What it's really like having a mentor - Amin's story
As part of Youth Mentoring Week (23 - 29 October), we'll be sharing stories from our mentors and hear what it's like from a young person's perspective.
We sat down with Amin, a young man from the Ladder program, to find out what it's really like being mentored.
- How long have you known your mentor for?
Not sure – we’re good friends now so it’s hard to tell. It could’ve been forever!
- What did you first think when you heard about mentoring?
I was sceptical about it and not too sure. I already knew what I was doing and wasn’t sure what a mentor would do for me. The Ladder program manager asked me to give it a try, as he thought I’d click with Andrew. I thought ‘I’ll just see what happens’.
- What was it like when you first met your mentor and how is that different to now?
As soon as we met, I thought it would work because it wasn’t unnatural at all. We had an instant and natural connection. We know each other better now, but it was easy straight away.
- What do you like about your mentor?
He’s cool, a fun guy. We connect on certain things. We get each other’s sense of humour and find each other funny. We just have a natural connection.
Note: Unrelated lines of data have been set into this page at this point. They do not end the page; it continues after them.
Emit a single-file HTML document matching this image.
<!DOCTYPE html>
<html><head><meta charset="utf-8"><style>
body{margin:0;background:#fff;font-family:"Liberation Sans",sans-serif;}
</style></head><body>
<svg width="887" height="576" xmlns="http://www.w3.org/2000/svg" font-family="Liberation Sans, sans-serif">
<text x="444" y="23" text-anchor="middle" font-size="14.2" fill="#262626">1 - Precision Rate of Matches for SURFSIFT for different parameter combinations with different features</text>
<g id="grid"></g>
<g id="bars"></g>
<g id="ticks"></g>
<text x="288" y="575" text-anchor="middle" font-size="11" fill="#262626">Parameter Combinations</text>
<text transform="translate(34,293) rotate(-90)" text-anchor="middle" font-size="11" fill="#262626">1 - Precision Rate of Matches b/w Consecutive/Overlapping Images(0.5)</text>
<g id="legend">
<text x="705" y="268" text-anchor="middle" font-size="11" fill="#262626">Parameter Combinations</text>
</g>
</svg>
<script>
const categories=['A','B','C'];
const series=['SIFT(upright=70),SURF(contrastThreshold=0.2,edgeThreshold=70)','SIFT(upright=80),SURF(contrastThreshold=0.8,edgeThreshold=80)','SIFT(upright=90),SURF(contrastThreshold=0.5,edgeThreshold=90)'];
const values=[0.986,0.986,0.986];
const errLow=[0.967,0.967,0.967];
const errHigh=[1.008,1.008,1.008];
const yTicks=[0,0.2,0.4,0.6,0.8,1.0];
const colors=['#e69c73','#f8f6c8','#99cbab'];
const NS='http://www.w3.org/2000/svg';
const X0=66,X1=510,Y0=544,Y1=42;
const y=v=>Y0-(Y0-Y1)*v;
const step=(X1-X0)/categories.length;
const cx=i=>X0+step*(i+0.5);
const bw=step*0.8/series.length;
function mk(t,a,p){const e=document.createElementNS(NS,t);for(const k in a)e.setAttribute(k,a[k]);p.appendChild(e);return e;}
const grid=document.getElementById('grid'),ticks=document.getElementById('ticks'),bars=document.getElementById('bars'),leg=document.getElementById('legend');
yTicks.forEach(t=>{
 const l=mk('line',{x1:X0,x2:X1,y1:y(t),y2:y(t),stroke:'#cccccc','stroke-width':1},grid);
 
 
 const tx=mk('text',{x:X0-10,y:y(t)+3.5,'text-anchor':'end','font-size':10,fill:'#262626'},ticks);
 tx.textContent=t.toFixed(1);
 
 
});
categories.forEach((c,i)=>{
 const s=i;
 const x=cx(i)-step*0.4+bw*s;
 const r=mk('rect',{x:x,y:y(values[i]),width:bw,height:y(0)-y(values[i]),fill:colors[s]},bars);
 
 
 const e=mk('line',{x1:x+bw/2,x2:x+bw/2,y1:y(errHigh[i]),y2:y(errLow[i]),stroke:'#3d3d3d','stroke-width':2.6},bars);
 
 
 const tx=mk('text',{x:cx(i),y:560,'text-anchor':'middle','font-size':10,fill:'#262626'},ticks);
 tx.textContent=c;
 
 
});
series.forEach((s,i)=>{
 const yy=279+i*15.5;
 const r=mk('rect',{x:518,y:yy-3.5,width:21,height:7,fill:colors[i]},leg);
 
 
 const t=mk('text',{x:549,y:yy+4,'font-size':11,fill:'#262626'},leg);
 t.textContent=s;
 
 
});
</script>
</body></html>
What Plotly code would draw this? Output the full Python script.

I would say we have a “bro-ship”, with a special handshake that we do and everything!
- What do you do together (activities, talk etc)?
At the moment, we’re doing a lot of driving lessons together as I am trying to get my hours up for my Ps. But we chat while we’re driving. I don’t think about ‘what am I getting out of this?’. I’m just enjoying myself!
- What are the good things about having a mentor?
Friendship. Andrew’s already got a career, connections and been through a lot of stuff already. If you’re not sure how to go about something, a mentor can really help you out. [They're] like a friend. Someone who gives it to you straight.
- What’s hard about having a mentor?
Nothing is hard about it for me. Like I said, we had a natural connection. The first time we met, we went for a walk and shared personal things straight away with each other.
- How has your mentor helped you achieve your goals?
It’s been great to get my driving hours up. Andrew will have contributed a great amount to that achievement, once I get my Ps.
He’s consistent. I consider him a friend. He’s there and provides a really positive energy. He cares about me and supports me to do things I wouldn’t otherwise do if not for his friendship.
- What have you taught your mentor?
General random stuff. A bit about languages and different cultures as this is an interest of mine that I’ve shared. We’ve shared our dreams of travelling, the places we want to go, things we want to see. I taught him skateboarding, on my long board. I can go on a bit when I am passionate about something, so I talked a lot about how to do it and special tricks you can do. Andrew was actually pretty good!
- What’s your favourite memory or story about your time with your mentor?
One time we were going to go for a 3 hour drive but then the car wouldn’t start. It turned out the starter motor had died. We didn’t get to do the drive but we had a great time hanging out, waiting for the RAA and then the tow truck just chatting, joking, and doing different accents. We went and had lunch and it was really fun just hanging out.
- What would you say to other young people who are considering getting a mentor?
Depends on your character. If you don’t want to be that open with others it might be easier to have a more formal mentor relationship.
If it’s a friendship like what I have with Andrew, it’s much better. You’ve got to be open minded, be open to a new type of friend, someone who’s already been through certain stages that you’ve not. You could get a lot out of it if you think of them as friend in this way.
People have to earn my respect. I have respect for Andrew because he has a really positive energy. My friendship with him is pretty unique – it’s relaxed and I just have fun hanging out. I don’t have that same friendship with anyone else.